After a long four days of music rehearsals, on Friday it was time to begin staging Act I with director Ian Campbell. Mr. Campbell has directed numerous productions for Prelude, including Suor Angelica/Gianni Schicchi (2017) and La Bohème (2016). In order to scope out the singers and get an understanding of their capability, Mr. Campbell was present at all of the music rehearsals during the week. Before we began, he stressed how important it is to be perpetually prepared, whether for rehearsals or for a sick colleague at the very last minute. He also warned us that comedy is difficult, but with the right timing and strong eye contact, we could put on a wonderful show. Throughout the week, he advised us and gave us other wonderful tips for conquering the industry.
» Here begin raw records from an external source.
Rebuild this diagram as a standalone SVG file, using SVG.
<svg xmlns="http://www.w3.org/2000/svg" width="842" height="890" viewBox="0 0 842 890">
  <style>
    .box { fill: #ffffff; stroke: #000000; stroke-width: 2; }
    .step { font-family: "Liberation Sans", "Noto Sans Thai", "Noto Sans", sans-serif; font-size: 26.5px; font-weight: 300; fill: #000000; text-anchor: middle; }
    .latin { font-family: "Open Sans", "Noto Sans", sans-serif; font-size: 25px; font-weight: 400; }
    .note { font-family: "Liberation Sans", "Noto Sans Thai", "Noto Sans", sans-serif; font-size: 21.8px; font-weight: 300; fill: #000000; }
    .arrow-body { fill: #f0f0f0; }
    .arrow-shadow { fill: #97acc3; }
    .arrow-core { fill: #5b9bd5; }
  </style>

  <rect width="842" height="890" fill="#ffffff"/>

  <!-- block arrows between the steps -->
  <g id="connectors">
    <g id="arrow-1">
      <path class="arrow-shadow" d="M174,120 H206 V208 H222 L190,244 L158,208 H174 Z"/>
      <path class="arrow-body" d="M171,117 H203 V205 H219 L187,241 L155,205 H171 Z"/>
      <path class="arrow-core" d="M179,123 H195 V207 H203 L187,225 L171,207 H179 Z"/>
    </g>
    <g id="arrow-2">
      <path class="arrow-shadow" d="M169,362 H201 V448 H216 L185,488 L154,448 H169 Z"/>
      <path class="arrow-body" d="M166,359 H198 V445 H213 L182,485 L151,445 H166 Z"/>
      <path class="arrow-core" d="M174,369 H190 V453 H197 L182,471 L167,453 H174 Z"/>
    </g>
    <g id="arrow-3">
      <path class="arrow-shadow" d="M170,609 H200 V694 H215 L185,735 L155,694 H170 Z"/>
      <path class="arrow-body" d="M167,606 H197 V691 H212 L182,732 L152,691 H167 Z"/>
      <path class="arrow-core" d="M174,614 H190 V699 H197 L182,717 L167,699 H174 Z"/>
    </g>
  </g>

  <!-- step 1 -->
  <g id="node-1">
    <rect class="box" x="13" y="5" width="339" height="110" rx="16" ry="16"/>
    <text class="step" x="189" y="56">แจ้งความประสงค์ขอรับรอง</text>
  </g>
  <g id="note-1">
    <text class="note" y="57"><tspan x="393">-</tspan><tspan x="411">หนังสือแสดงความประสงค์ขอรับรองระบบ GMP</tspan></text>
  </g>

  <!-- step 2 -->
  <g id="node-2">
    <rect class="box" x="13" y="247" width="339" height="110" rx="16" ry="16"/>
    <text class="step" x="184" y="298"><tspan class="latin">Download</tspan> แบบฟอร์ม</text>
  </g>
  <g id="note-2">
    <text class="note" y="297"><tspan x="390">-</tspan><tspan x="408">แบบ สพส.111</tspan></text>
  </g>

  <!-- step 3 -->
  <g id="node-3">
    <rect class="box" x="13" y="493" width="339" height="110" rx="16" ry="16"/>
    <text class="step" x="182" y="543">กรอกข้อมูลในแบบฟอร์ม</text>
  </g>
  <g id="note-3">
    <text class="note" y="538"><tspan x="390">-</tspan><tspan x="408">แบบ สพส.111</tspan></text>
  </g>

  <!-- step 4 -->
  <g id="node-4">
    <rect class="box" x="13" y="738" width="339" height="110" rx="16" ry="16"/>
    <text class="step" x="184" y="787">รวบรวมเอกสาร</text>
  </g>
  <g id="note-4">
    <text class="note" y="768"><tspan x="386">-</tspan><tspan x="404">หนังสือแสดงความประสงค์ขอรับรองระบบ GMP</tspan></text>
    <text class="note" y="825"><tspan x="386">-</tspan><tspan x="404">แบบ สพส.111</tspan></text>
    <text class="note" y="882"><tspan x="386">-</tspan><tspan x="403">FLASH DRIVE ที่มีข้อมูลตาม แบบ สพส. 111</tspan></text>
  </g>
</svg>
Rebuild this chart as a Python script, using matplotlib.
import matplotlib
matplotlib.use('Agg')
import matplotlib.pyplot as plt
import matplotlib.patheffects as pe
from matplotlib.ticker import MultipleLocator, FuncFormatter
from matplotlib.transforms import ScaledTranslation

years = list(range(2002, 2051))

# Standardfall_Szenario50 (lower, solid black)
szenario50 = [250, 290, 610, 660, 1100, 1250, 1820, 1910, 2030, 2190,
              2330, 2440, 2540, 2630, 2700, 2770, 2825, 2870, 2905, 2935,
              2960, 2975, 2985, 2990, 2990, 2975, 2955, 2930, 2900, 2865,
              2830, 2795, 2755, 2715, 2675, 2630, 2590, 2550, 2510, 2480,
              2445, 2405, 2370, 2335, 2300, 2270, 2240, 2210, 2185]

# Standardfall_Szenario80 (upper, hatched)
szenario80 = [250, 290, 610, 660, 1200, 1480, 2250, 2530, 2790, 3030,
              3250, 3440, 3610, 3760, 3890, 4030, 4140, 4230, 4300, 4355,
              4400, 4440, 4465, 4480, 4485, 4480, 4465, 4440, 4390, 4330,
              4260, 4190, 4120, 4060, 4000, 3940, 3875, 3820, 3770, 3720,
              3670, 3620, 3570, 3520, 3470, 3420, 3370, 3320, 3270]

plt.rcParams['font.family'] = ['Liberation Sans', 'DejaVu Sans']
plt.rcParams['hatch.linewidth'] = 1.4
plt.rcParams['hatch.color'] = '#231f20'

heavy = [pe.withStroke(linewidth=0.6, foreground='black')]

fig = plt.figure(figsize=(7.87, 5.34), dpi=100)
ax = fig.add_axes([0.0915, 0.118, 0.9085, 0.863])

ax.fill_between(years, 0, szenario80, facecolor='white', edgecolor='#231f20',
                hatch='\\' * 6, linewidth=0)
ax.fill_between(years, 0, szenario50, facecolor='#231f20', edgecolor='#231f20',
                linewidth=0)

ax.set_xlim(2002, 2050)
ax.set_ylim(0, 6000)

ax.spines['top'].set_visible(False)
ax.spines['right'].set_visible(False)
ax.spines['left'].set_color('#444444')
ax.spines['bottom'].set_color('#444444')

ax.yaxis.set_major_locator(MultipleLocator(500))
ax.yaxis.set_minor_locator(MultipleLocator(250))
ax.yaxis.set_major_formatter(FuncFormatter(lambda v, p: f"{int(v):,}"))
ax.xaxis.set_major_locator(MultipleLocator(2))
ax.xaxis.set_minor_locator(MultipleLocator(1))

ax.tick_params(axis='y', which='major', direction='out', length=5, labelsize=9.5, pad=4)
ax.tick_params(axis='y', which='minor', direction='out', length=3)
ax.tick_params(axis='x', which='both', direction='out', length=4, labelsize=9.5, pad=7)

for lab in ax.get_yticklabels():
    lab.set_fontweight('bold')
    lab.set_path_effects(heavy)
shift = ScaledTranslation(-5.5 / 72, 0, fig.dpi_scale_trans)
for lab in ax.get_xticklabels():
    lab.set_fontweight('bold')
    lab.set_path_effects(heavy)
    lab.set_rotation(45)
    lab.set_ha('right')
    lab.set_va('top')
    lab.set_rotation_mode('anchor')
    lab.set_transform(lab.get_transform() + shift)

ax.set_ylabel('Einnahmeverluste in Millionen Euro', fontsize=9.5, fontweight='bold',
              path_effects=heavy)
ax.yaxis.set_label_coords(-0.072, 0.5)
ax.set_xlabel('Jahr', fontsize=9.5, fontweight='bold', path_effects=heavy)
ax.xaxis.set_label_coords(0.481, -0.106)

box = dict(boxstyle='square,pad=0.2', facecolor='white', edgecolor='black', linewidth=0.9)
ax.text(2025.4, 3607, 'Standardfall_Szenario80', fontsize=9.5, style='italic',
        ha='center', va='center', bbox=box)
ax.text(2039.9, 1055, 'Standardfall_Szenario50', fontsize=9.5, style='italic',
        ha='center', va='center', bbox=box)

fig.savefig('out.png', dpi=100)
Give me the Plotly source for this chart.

I believe I speak for the rest of the Prelude participants in saying that we look forward to hearing more of his valuable advice over the next five weeks.
Next week we continue staging Falstaff while adding nuances and other layers. We also begin classes, including Italian/Libretto taught by Sergio Stefani; Movement with Wendy Taucher; Stage Combat with Brad Lemons; and Martina’s Role Class. This coming Thursday, June 14, selected Prelude participants will have the chance to sing in a mock audition/master class for artist agent Ken Benson, followed by a Q&A session for all Prelude participants. All of us at Prelude are looking forward to what is to come as we approach the performance dates of Falstaff and Don Pasquale: July 13 and 14 at the Kaye Playhouse at Hunter College.